■ **Given request**
Both boundary lines count: repeat, exactly and alone, the lines from the one containing "Clone this chart in Bokeh." to the one containing "from bokeh.resources import INLINE", with pictures left out.

-------------------------

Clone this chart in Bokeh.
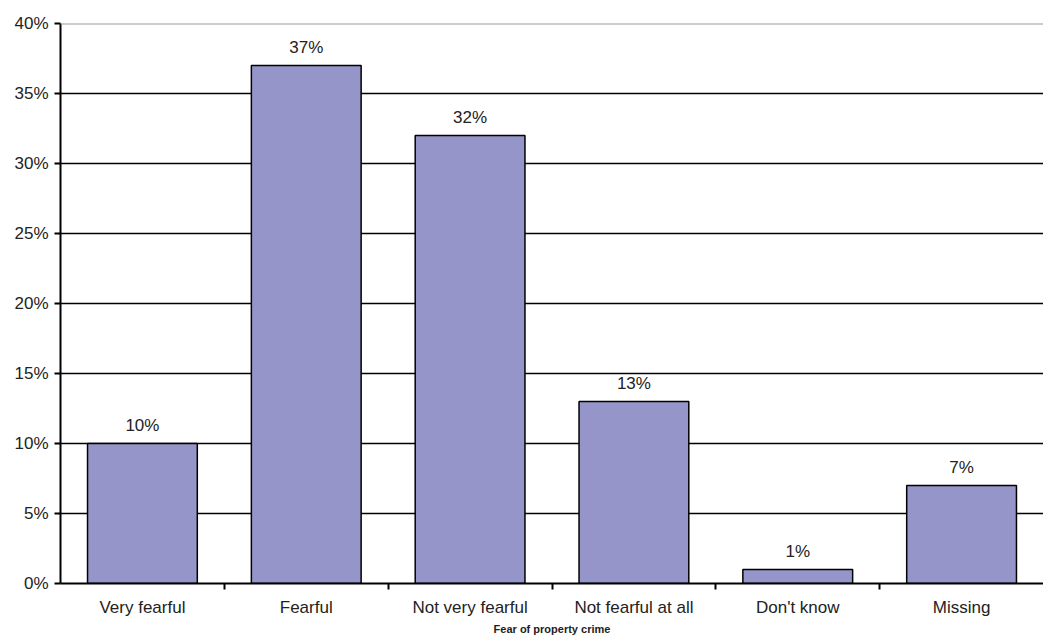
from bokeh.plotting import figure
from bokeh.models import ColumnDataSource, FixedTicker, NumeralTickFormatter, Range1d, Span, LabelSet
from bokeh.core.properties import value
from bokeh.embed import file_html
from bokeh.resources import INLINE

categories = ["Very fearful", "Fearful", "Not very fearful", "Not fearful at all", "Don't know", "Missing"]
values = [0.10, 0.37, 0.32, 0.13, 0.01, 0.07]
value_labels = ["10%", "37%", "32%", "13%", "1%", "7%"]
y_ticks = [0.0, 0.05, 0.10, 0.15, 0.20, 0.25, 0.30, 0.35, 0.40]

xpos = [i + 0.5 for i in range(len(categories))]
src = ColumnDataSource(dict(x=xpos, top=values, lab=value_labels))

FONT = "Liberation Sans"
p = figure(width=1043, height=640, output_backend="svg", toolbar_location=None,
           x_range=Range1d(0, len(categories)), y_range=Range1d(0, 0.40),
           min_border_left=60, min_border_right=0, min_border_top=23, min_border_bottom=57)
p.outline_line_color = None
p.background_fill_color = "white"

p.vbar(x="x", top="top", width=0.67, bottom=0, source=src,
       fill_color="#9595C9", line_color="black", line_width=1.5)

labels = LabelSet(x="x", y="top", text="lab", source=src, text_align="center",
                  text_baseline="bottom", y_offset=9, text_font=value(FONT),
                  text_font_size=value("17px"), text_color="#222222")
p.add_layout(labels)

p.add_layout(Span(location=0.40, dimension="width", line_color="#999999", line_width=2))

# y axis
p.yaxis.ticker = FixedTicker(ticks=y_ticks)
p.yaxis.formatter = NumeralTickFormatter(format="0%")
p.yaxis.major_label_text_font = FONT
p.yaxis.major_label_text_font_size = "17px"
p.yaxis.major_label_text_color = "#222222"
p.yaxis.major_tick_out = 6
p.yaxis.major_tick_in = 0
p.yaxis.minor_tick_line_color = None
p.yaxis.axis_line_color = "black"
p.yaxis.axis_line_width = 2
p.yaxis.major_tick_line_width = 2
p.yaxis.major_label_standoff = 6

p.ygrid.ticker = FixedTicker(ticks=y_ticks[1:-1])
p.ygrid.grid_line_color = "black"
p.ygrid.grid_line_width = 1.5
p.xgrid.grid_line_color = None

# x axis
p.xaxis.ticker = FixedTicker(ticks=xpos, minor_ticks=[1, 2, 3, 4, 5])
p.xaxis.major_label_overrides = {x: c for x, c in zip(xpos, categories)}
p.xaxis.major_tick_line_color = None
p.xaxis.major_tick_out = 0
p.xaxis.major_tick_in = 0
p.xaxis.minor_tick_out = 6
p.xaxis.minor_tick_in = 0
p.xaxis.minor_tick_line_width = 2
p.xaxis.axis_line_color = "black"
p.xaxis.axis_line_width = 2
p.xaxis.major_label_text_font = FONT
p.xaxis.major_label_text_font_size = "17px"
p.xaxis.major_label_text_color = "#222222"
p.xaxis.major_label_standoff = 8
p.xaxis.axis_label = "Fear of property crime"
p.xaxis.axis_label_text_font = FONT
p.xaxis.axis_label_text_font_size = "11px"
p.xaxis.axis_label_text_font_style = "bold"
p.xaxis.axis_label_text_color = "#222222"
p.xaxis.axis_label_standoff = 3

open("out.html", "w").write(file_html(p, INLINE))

-------------------------

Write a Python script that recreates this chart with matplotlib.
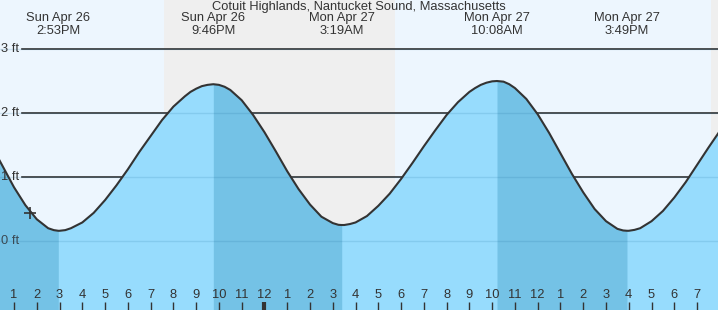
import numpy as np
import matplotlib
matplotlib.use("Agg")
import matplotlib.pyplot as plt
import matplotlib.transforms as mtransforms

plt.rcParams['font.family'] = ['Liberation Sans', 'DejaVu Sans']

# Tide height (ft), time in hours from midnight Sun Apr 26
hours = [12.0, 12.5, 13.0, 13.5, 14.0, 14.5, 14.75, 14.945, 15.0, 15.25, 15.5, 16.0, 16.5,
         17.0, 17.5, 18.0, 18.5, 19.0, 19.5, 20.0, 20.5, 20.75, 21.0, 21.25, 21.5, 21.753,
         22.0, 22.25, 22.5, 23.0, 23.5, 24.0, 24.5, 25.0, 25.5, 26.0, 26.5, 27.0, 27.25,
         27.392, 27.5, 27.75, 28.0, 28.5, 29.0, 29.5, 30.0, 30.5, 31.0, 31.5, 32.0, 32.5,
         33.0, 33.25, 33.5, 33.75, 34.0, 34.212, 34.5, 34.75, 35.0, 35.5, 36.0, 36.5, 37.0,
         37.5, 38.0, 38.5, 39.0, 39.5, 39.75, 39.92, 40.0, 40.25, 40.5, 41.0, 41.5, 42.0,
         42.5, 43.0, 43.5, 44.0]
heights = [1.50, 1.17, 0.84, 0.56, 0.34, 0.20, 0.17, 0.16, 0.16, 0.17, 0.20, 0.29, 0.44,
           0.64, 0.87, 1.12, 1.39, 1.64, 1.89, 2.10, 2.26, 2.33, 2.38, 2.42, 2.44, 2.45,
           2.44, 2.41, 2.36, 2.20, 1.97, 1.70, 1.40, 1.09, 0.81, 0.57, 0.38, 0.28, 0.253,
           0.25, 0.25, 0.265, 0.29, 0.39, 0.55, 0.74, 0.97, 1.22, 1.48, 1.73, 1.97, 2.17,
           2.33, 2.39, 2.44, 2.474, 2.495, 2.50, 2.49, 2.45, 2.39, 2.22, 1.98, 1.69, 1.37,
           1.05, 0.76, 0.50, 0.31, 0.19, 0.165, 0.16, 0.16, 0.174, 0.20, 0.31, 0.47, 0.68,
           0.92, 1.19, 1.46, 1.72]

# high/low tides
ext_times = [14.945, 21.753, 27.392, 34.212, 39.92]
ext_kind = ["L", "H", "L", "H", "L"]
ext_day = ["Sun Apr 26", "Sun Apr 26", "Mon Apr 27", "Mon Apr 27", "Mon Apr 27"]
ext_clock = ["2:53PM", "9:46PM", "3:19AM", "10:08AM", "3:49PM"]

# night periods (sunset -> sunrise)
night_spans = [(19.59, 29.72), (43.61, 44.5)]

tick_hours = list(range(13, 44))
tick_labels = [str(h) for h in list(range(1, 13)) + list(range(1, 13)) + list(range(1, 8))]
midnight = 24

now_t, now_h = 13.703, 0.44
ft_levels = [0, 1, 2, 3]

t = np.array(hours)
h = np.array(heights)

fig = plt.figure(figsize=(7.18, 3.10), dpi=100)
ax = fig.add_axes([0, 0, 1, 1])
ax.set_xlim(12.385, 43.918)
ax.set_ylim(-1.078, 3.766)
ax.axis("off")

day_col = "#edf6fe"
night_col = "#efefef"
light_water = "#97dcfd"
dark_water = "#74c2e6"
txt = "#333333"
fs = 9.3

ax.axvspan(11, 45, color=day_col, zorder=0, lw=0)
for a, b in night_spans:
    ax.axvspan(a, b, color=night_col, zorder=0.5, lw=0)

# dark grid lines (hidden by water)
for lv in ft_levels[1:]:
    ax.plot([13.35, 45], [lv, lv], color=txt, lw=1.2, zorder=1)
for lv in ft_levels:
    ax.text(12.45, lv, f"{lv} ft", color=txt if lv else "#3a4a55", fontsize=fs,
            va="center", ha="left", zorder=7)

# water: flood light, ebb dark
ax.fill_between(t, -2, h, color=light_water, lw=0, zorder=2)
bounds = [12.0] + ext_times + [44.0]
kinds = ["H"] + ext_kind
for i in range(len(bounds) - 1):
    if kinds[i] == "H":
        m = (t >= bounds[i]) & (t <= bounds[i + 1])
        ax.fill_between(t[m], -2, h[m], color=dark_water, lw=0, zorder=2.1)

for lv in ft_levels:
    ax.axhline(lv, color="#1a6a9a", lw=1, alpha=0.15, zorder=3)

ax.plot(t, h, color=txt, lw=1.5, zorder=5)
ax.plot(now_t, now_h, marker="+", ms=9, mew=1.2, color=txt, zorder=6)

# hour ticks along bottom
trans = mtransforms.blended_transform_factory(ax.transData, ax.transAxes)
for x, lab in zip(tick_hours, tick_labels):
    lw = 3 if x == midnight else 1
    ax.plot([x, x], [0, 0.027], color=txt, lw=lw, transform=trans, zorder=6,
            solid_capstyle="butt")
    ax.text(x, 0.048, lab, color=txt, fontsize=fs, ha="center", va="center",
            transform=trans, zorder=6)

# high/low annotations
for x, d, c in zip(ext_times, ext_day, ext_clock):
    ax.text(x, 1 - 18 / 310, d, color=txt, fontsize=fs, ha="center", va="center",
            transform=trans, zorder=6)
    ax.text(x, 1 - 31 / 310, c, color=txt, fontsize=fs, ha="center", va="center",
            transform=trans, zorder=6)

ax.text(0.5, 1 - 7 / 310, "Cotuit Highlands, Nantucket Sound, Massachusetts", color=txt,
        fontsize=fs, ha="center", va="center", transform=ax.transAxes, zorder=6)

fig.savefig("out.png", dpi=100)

-------------------------

■ **Written reply**
Clone this chart in Bokeh.
from bokeh.plotting import figure
from bokeh.models import ColumnDataSource, FixedTicker, NumeralTickFormatter, Range1d, Span, LabelSet
from bokeh.core.properties import value
from bokeh.embed import file_html
from bokeh.resources import INLINE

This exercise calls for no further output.